Up at night

Author: Leigh Lynes

Heather Reynolds
LEO Managing Director Heather Reynolds

By Heather Reynolds, Managing Director

“We don’t have an access issue anymore, we have a completion issue.”

That was Bruce Sacerdote, LEO faculty affiliate and professor of economics at Dartmouth College, talking about the U.S. college completion crisis. Although 70% of high school graduates head off to college, only 35% graduate with a degree. Enrolling in college isn’t the challenge. Making it through is.

A post-secondary degree or certificate is one of the most straightforward ways to boost employment and earnings, so LEO needs to be a part of figuring out what works to help college students persist to graduation day. We partnered with The Institute for College Access and Success (TICAS) to host a virtual gathering, Comprehensive Approaches to Student Success—two days of expert speakers, rich conversation, and shared insights between service providers, policymakers, and researchers. The gathering’s goal? Distill what we have learned about promoting college completion among low-income students, and chart a path for using it to advocate and scale our collective impact.  

“This work is hard,” Bruce emphasized over and over during his keynote address. Why? Research tells us that there is no quick fix to getting a student to persist through school. It takes guidance, customized solutions for unique needs, and walking with students for the long haul. Evaluations of several college completion interventions have illuminated strategies that work: pairing students with professional coaches to help them navigate the complexities of school and life, and low caseloads for those coaches so they have plenty of time to devote to each student. We’ve learned that financial assistance is important—but as a supplement to one-on-one coaching and mentorship, not as the key solution.

Bruce’s words are keeping me up at night: This work is hard, because juggling school, work, parenting, finances, and everything else in life is hard. How can we better support students, especially those from low-income backgrounds, to achieve their dream of a college degree and a more stable future? They deserve interventions that are proven to work.

Leonard Beck Wzjut5mcbr0 Unsplash

Eight years ago I was leading a team of poverty-fighters at Catholic Charities Fort Worth (CCFW) when three economists from this new anti-poverty research lab at Notre Dame came for a visit. LEO co-founders Bill Evans and Jim Sullivan and board director and faculty affiliate Melissa Kearney wanted to see some of the interventions we had developed to help people escape poverty for good. They wanted to see how they could bring their research chops to the table to support our work.  
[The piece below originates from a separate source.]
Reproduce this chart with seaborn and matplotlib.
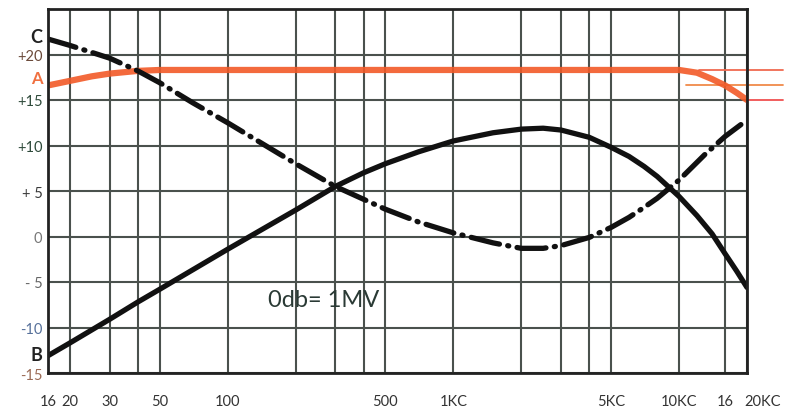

We showed them one of our newest programs, Stay the CourseTM, serving 17 students on one campus of our local community college. I didn’t understand the potential of this little program until they asked, “Do you know how few students actually graduate from community college, and how little evidence exists about how to reverse this trend?” 

And CCFW’s first randomized controlled trial was born. We wanted to know if the holistic and personalized coaching offered through Stay the Course really made a difference in increasing community college persistence. Or would students be better served if we simply invested in financial assistance to help them meet their needs? 

After a year of studying Stay the Course, we learned something very important: Money alone was having no positive impact on students’ persistence. But for the student participants receiving coaching, results looked promising. We dropped the financial assistance program altogether and began to enroll more students into the holistic coaching portion of the program. We expanded to a second campus and began making plans to share our learnings with others.

The evidence we built told us that the Stay the Course model worked. We spent years studying, adapting, and scaling the model based on what we were learning. And today—we have an evidence-based model for community college persistence and completion.

Gift Habeshaw Pgakmphvsri Unsplash

This was a long time to be working so hard and looking for answers. Other people and organizations dedicated to helping students persist in college have made similar investments. Six organizations joined our convening (CCFW included, of course!) to share their evidence-backed models. Because of them and their courage to test their impact, we know a lot about what works to help students get to graduation day. TICAS is taking what we have learned and using it to recommend public policy that can support large numbers of students across the country—more than any one program could serve alone.

The University of Notre Dame calls us to respond with disciplined sensibility to the poverty that burdens the lives of so many. This is often at odds with our cultural tendency to fix problems now and fix them fast. But immediate and fast haven’t worked when it comes to supporting college students. College takes money, but money alone isn’t enough. College students are already bringing their hard work and disciplined sensibility to the life challenges that threaten to derail their college educations. We need to bring ours to match.

Poverty is a problem for the ages. Solving its complexities takes time, persistence, and evidence pointing the way to what works. A decade ago, we didn’t understand how to help post-secondary students graduate and step into their best lives. We understand now. We have evidence of the effectiveness of six innovative college completion programs. We can point to the specific interventions that are key to supporting students. That’s the power of service providers, academics, and policymakers working together for collective impact.

But the hard work isn’t over. It’s time to put this evidence to use.